Tension surrounded the voting as activists and opposition parties boycotted the election amid a crackdown on weekly marches by the Hirak protest movement, which were all but banned under new rules for demonstrations.
Pressure from Hirak marchers forced former President Abdelaziz Bouteflika to resign in 2019 after two decades in office, a time marked by rampant political and financial corruption, unemployment and repression. Participants in the protest movement now want a transition period before elections.
In its most recent update, given while polls still were open, Algeria's electoral authority said that less than 14.5% of the country's 24 million voters had cast ballots. Some regions, notably in Kabylie, a bastion of opposition east of the Algerian capital, had voter turnout under 1%. Some voting stations were vandalized, and scuffles between residents and police were reported in some towns in the region.
The turnout figures “aren't trafficked like in the past where numbers were fixed in advance,” the head of the electoral authority, Mohamed Charfi, said, adding that the new transparency “gives credibility to this election, part of the wish to break with the old system."

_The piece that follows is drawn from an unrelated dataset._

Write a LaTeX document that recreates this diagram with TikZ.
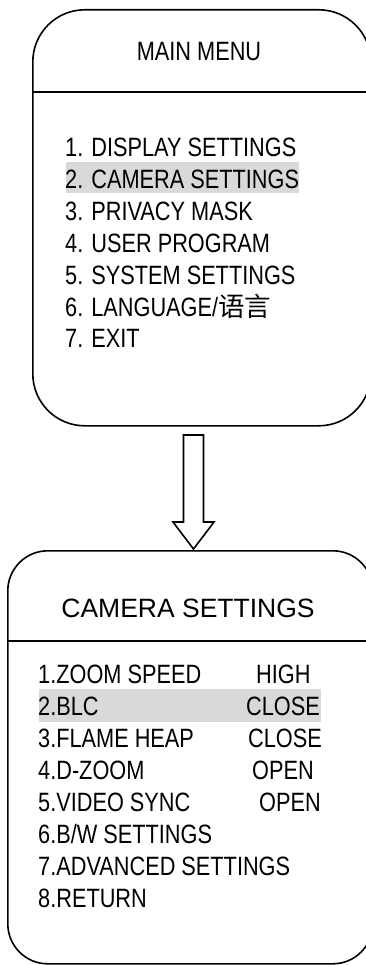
\documentclass[tikz,border=0pt]{standalone}
\usepackage{fontspec}
\setmainfont{Liberation Sans}[FakeStretch=0.82]
\newfontfamily\regfont{Liberation Sans}
\newfontfamily\cjk{Noto Sans CJK SC}
\begin{document}
\begin{tikzpicture}[x=1pt,y=-1pt,
  box/.style={draw, line width=1.6pt, anchor=north west, inner sep=0pt},
  item/.style={anchor=base west, inner sep=0pt, font=\fontsize{26.5pt}{30pt}\selectfont},
  ttl/.style={anchor=base, inner sep=0pt, font=\fontsize{26.5pt}{30pt}\selectfont},
  sep/.style={line width=1.6pt},
  hl/.style={fill=black!15, draw=none}]
\useasboundingbox (0,0) rectangle (366,965);
% highlights
\fill[hl] (66,162) rectangle (299,193);
\fill[hl] (39,689) rectangle (321,722);
% boxes
\node[box, rounded corners=52pt, minimum width=338pt, minimum height=416pt] (main) at (32,9) {};
\node[box, rounded corners=40pt, minimum width=365pt, minimum height=413pt] (cam) at (7,550) {};
\coordinate (m1) at (32,92); \coordinate (m2) at (372,92);
\draw[sep] (m1) -- (m2);
\coordinate (c1) at (7,641); \coordinate (c2) at (374,641);
\draw[sep] (c1) -- (c2);
% titles
\node[ttl] (t1) at (199,61) {MAIN MENU};
\node[ttl, font=\fontsize{26.5pt}{30pt}\regfont] (t2) at (188,617) {CAMERA SETTINGS};
% main items
\node[item] (a1) at (65,157) {1. DISPLAY SETTINGS};
\node[item] (a2) at (65,188.8) {2. CAMERA SETTINGS};
\node[item] (a3) at (65,220.6) {3. PRIVACY MASK};
\node[item] (a4) at (65,252.4) {4. USER PROGRAM};
\node[item] (a5) at (65,284.2) {5. SYSTEM SETTINGS};
\node[item] (a6) at (65,316) {6. LANGUAGE/{\cjk 语言}};
\node[item] (a7) at (65,347.8) {7. EXIT};
% camera items
\node[item] (b1) at (38,683) {1.ZOOM SPEED};
\node[item] (b2) at (38,715.1) {2.BLC};
\node[item] (b3) at (38,747.2) {3.FLAME HEAP};
\node[item] (b4) at (38,779.3) {4.D-ZOOM};
\node[item] (b5) at (38,811.4) {5.VIDEO SYNC};
\node[item] (b6) at (38,843.5) {6.B/W SETTINGS};
\node[item] (b7) at (38,875.6) {7.ADVANCED SETTINGS};
\node[item] (b8) at (38,907.7) {8.RETURN};
% values
\node[item] (v1) at (256,683) {HIGH};
\node[item] (v2) at (246,715.1) {CLOSE};
\node[item] (v3) at (248,747.2) {CLOSE};
\node[item] (v4) at (252,779.3) {OPEN};
\node[item] (v5) at (259,811.4) {OPEN};
% arrow
\draw[line width=1.6pt, line join=miter] (183.5,435) -- (203.5,435) -- (203.5,522) -- (214,522) -- (193.5,549) -- (173,522) -- (183.5,522) -- cycle;
\end{tikzpicture}
\end{document}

The final turnout was not immediately available after polls closed at 8 p.m. local time.
Authorities began tightening the screws on the Hirak movement weeks ago with dozens of arrests and a rule obliging organizers of the marches without real leaders to declare them. Three prominent figures arrested Thursday, including two journalists — one was press freedom advocate Khaled Drareni — were released early Saturday ahead of the voting.
The Constitutional Council announced Saturday that it would be 15 days before results of the balloting are known because of the number of candidates and the need to ensure against the fraud that marked past elections.
“We are looking for change,” voter Mohammed Touait said at a polling station. “I am 84 years old, and today I woke up at 8 a.m. because I still have hope for change.”
The election was supposed to exemplify President Abdelmadjid Tebboune’s “new Algeria,” with an emphasis on young candidates and those outside the political elite. A huge number of candidates — more than 20,000 — ran for the 407-seat parliament, once dominated by a two-party alliance considered unlikely to maintain its grip on the legislature. Islamist parties all offered candidates.
Tebboune was elected eight months after Boutflika was forced out. He vowed to remake Africa's largest country but with no sign of abandoning the shadowy role of the army in governance.
The president, at the start of the day, brushed off as irrelevant the number of people who vote.
“What is important is that those the people vote for have sufficient legitimacy,” Tebboune said after casting his ballot in Algiers.
The president also brushed off boycotts by the main opposition parties and Hirak supporters.
“These elections are another stage on the path to change and the construction of a new Algeria,” with sovereignty for the people, Tebboune said. “I respect the position of those who decided to boycott the elections, but they do not have the right to impose by force their viewpoint on others.”
Women made up half of the candidates for the first time. But women were largely invisible from the campaign — their faces often blurred or concealed in campaign posters.
Candidates had just 20 days to campaign, and Algerian media said real debate on major issues of concern, like unemployment, was mostly absent.
“With such a slew of candidates, the calculation of power is simple: to elect a patchwork assembly, without a majority, which will allow the president to create his own parliamentary majority with which he will govern,” political scientist Rachid Grime said.
Many candidates couldn’t afford campaign posters. Independent candidates like Djamel Maafa, a former TV producer, used social networks to spread their messages, lacking access to the funds and logistical structure of big parties.
“Elections in Algeria have always proved that they are not the solution. The solution lies in democratic transition. It also lies in a dialogue around a table in order to solve the crisis,” activist Sofiane Haddadji said.